Features

A liturgy in the borderlands

Alvaro Enciso plants crosses where migrants have died, to keep them from disappearing into oblivion.

At 7:30 a.m. I pull into the BorderLinks parking lot in South Tucson, the meetup spot for Alvaro Enciso’s weekly pilgrimage into the borderlands with his crosses. We load the two Samaritan SUVs with jugs of water, and then the eight of us pile in and head down Interstate 19 toward the border.

Our caravan exits and goes west somewhere before Nogales—still 20 miles from the border. As we drive into the desolate landscape, after a bend in the road a makeshift checkpoint suddenly appears. A federal agent stops us, plods around our vehicles while peering through every window, then asks each of us if we’re citizens.

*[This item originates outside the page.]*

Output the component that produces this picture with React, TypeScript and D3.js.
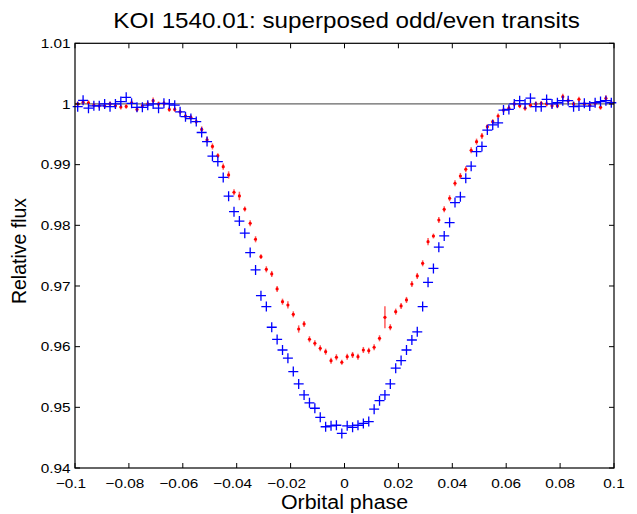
import * as React from "react";
import * as d3 from "d3";

// phase bins: centre of first bin and bin width
const phaseStart = -0.099;
const phaseStep = 0.002;

// even transits (blue crosses)
const evenFlux = [
  0.99956, 1.0006, 0.9993, 0.9997, 0.9997, 1.0, 0.99956, 1.0, 1.0004, 1.0011,
  1.0001, 0.99945, 0.99945, 0.9998, 1.0, 0.9993, 1.0001, 1.0, 0.9998, 0.9987,
  0.9979, 0.9976, 0.9971, 0.9953, 0.9938, 0.9914, 0.9905, 0.9879, 0.9848, 0.98225,
  0.9807, 0.9787, 0.9755, 0.97265, 0.9684, 0.9666, 0.9632, 0.9612, 0.95945, 0.9581,
  0.9559, 0.95385, 0.95205, 0.95075, 0.94985, 0.94835, 0.9468, 0.94695, 0.94705, 0.9457,
  0.94695, 0.9467, 0.94705, 0.94735, 0.94765, 0.9497, 0.9511, 0.95205, 0.95385, 0.95645,
  0.9577, 0.95945, 0.9611, 0.96245, 0.9666, 0.9706, 0.9729, 0.9764, 0.97825, 0.98045,
  0.98375, 0.9847, 0.98775, 0.98975, 0.99214, 0.993, 0.9957, 0.99655, 0.9969, 0.999,
  0.9991, 1.0, 1.00055, 1.0, 1.00095, 0.99955, 0.99955, 1.00075, 1.0, 1.0002,
  1.00055, 1.00055, 0.99955, 0.99965, 1.0001, 0.99965, 1.0002, 1.0004, 1.00055, 1.0002,
];

// odd transits (red dots with error bars)
const oddFlux = [
  1.0, 1.0003, 1.0002, 0.9998, 0.9997, 0.9997, 1.0, 0.9997, 0.9995, 0.9996,
  1.0002, 0.9991, 0.9997, 1.0, 1.00055, 1.0, 1.0001, 0.9991, 0.9991, 0.9987,
  0.998, 0.9978, 0.9971, 0.9958, 0.9941, 0.993, 0.99148, 0.98967, 0.9883, 0.98545,
  0.98484, 0.98269, 0.98034, 0.9777, 0.97483, 0.97275, 0.97198, 0.96951, 0.96741, 0.96687,
  0.96533, 0.96291, 0.96374, 0.96122, 0.96056, 0.95973, 0.95917, 0.95769, 0.95825, 0.95743,
  0.95835, 0.95863, 0.95835, 0.95945, 0.95934, 0.9599, 0.96138, 0.96484, 0.9632, 0.96577,
  0.96671, 0.9677, 0.97033, 0.97165, 0.97374, 0.9773, 0.97824, 0.98088, 0.98264, 0.98446,
  0.98693, 0.98813, 0.98924, 0.99236, 0.99379, 0.99473, 0.99626, 0.99709, 0.99802, 0.999,
  0.9993, 1.0, 0.9997, 0.9993, 0.9998, 1.0, 1.0001, 1.0, 0.9997, 0.9997,
  1.0012, 1.00055, 1.0, 1.00077, 1.0, 0.9998, 1.0001, 0.99945, 1.00093, 1.0002,
];

const oddErr = [
  0.0004, 0.0004, 0.0004, 0.0004, 0.0004, 0.0004, 0.0004, 0.0004, 0.0004, 0.0004,
  0.0004, 0.0004, 0.0004, 0.0004, 0.0005, 0.0004, 0.0004, 0.0004, 0.0004, 0.0004,
  0.0004, 0.0004, 0.0004, 0.0005, 0.0005, 0.0005, 0.0004, 0.0005, 0.0006, 0.0005,
  0.0007, 0.0004, 0.0005, 0.0005, 0.0004, 0.0005, 0.0005, 0.0005, 0.0005, 0.0006,
  0.0005, 0.0006, 0.0005, 0.0005, 0.0005, 0.0005, 0.0005, 0.0005, 0.0005, 0.0004,
  0.0005, 0.0005, 0.0005, 0.0005, 0.0005, 0.0005, 0.0005, 0.0018, 0.0005, 0.0005,
  0.0005, 0.0005, 0.0005, 0.0005, 0.0005, 0.0006, 0.0004, 0.0005, 0.0005, 0.0005,
  0.0005, 0.0005, 0.0005, 0.0005, 0.0005, 0.0005, 0.0004, 0.0004, 0.0004, 0.0004,
  0.0004, 0.0004, 0.0004, 0.0004, 0.0004, 0.0004, 0.0004, 0.0004, 0.0004, 0.0004,
  0.0005, 0.0004, 0.0004, 0.0004, 0.0004, 0.0004, 0.0004, 0.0004, 0.0005, 0.0004,
];

const xTicks = [-0.1, -0.08, -0.06, -0.04, -0.02, 0, 0.02, 0.04, 0.06, 0.08, 0.1];
const yTicks = [0.94, 0.95, 0.96, 0.97, 0.98, 0.99, 1, 1.01];

const W = 637;
const H = 514;
const FONT = "'Liberation Sans', Arial, Helvetica, sans-serif";

export default function App() {
  const ref = React.useRef<SVGSVGElement | null>(null);

  React.useEffect(() => {
    const svg = d3.select(ref.current);
    svg.selectAll("*").remove();

    const left = 75,
      right = 614,
      top = 43.3,
      bottom = 468;
    const x = d3.scaleLinear([-0.1, 0.1], [left, right]);
    const y = d3.scaleLinear([0.94, 1.01], [bottom, top]);
    const phase = (i: number) => phaseStart + i * phaseStep;

    svg.append("rect").attr("width", W).attr("height", H).attr("fill", "white");

    // reference line at flux = 1
    svg
      .append("line")
      .attr("x1", left)
      .attr("x2", right)
      .attr("y1", y(1))
      .attr("y2", y(1))
      .attr("stroke", "#666")
      .attr("stroke-width", 1.2);

    // odd transits: error bars + dots
    const odd = svg.append("g");
    odd
      .selectAll("line")
      .data(oddFlux)
      .enter()
      .append("line")
      .attr("x1", (d, i) => x(phase(i)))
      .attr("x2", (d, i) => x(phase(i)))
      .attr("y1", (d, i) => y(d - oddErr[i]))
      .attr("y2", (d, i) => y(d + oddErr[i]))
      .attr("stroke", "#ff5a5a")
      .attr("stroke-width", 1.5);
    odd
      .selectAll("circle")
      .data(oddFlux)
      .enter()
      .append("circle")
      .attr("cx", (d, i) => x(phase(i)))
      .attr("cy", (d) => y(d))
      .attr("r", 1.6)
      .attr("fill", "#ff0000");

    // even transits: plus markers
    const arm = 5;
    svg
      .append("g")
      .selectAll("path")
      .data(evenFlux)
      .enter()
      .append("path")
      .attr("d", (d, i) => {
        const cx = x(phase(i));
        const cy = y(d);
        return `M${cx - arm},${cy}H${cx + arm}M${cx},${cy - arm}V${cy + arm}`;
      })
      .attr("stroke", "#0000ff")
      .attr("stroke-width", 1.3)
      .attr("fill", "none");

    // axes box, ticks inward on all sides
    const tickLen = 5;
    const axes = svg.append("g").attr("stroke", "black").attr("stroke-width", 1);
    xTicks.forEach((t) => {
      axes.append("line").attr("x1", x(t)).attr("x2", x(t)).attr("y1", bottom).attr("y2", bottom - tickLen);
      axes.append("line").attr("x1", x(t)).attr("x2", x(t)).attr("y1", top).attr("y2", top + tickLen);
    });
    yTicks.forEach((t) => {
      axes.append("line").attr("x1", left).attr("x2", left + tickLen).attr("y1", y(t)).attr("y2", y(t));
      axes.append("line").attr("x1", right).attr("x2", right - tickLen).attr("y1", y(t)).attr("y2", y(t));
    });
    svg
      .append("rect")
      .attr("x", left)
      .attr("y", top)
      .attr("width", right - left)
      .attr("height", bottom - top)
      .attr("fill", "none")
      .attr("stroke", "black")
      .attr("stroke-width", 1.2);

    // the original font runs a little wider than Liberation Sans, so stretch x
    const label = (
      tx: number,
      ty: number,
      txt: string,
      size: number,
      sx: number,
      anchor = "middle",
      rot = 0
    ) =>
      svg
        .append("text")
        .attr("transform", `translate(${tx},${ty}) rotate(${rot}) scale(${sx},1)`)
        .attr("text-anchor", anchor)
        .attr("font-family", FONT)
        .attr("font-size", size)
        .text(txt);

    const fmt = (t: number) => (t < 0 ? "\u2212" + String(-t) : String(t));
    xTicks.forEach((t) => label(x(t) - (t < 0 ? 4 : 0), 487.5, fmt(t), 13, 1.18));
    yTicks.forEach((t) => label(70.5, y(t) + 4.7, String(t), 13, 1.18, "end"));

    label(346.5, 27.5, "KOI 1540.01: superposed odd/even transits", 22, 1.1);
    label(344.5, 509, "Orbital phase", 20, 1.07);
    label(25.5, 251, "Relative flux", 19.5, 1, "middle", -90);
  }, []);

  return (
    <svg
      ref={ref}
      width={W}
      height={H}
      style={{ position: "absolute", left: 0, top: 0, display: "block" }}
    />
  );
}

We’re within 100 miles of the border, which means we’re in what many have called the “Constitution-free zone” where US Customs and Border Protection has been granted authorization under a 1953 law to conduct warrantless searches and seizures, despite the protections of the Fourth Amendment. In her book Illegal, political scientist Elizabeth Cohen explains how the 1976 Supreme Court decision in United States v. Martinez-Fuerte has empowered CBP agents to “engage in acts that, for other law-enforcement officers, would be considered profiling.” This borderlands zone circles the nation, encompassing all land within 100 miles of any national boundary, land or water. It includes the majority of the people in the country.